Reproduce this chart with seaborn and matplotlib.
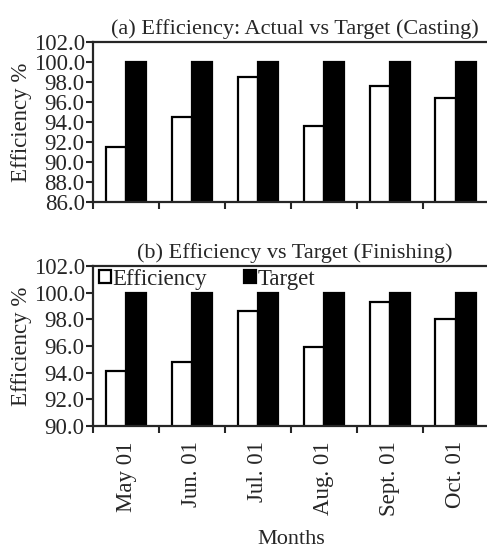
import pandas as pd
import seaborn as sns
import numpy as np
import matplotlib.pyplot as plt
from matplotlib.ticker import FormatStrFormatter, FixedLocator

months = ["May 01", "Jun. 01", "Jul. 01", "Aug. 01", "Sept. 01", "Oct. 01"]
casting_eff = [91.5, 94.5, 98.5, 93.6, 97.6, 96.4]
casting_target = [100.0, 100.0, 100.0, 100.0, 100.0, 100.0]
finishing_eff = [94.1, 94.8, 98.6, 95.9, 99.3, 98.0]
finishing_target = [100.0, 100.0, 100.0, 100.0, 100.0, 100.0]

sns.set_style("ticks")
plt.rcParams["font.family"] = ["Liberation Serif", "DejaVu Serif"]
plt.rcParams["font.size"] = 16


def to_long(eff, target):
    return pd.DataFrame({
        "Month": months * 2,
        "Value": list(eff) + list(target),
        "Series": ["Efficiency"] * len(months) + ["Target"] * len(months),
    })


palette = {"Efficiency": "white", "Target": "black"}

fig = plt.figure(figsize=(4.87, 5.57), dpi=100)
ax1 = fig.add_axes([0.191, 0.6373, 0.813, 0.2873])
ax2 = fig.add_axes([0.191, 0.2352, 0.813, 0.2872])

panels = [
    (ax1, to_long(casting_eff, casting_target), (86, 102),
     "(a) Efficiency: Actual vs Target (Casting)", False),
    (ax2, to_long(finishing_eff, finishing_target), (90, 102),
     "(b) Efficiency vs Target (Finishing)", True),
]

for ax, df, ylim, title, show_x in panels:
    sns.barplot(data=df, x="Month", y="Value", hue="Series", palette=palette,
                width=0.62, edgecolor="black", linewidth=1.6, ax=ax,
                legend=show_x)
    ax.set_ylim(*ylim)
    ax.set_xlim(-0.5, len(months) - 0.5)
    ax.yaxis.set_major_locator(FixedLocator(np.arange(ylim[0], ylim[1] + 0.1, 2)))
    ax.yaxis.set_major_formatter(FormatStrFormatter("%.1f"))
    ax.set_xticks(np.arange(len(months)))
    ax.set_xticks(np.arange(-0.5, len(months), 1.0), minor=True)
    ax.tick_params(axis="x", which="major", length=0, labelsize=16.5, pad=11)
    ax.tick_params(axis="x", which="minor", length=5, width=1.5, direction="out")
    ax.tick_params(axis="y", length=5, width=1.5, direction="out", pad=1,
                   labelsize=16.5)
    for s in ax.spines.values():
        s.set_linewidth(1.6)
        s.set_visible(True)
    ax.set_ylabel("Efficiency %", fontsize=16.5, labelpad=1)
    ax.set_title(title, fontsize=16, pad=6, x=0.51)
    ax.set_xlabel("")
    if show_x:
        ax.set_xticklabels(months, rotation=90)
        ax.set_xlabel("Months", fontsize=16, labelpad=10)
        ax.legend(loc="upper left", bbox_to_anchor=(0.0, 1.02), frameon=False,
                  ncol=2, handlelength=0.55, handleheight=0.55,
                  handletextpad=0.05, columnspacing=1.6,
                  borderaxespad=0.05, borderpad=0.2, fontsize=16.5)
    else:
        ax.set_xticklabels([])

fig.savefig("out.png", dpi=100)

--*--

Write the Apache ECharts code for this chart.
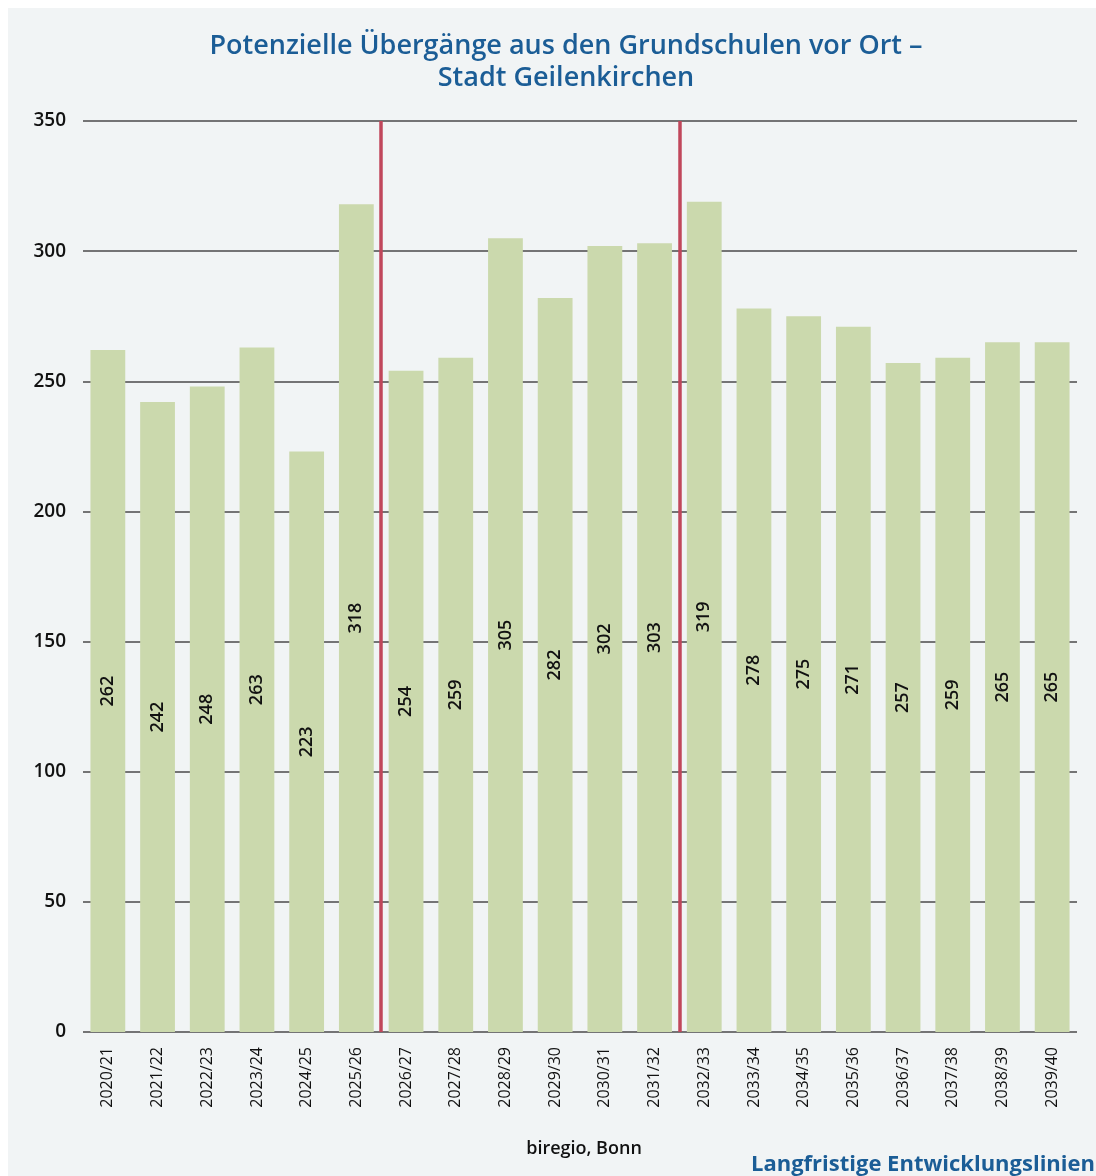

--*--

* Stated exercise:
Of the lines in this listing, report how many contain the string "seaborn", and give the number only.

* Completed exercise:
2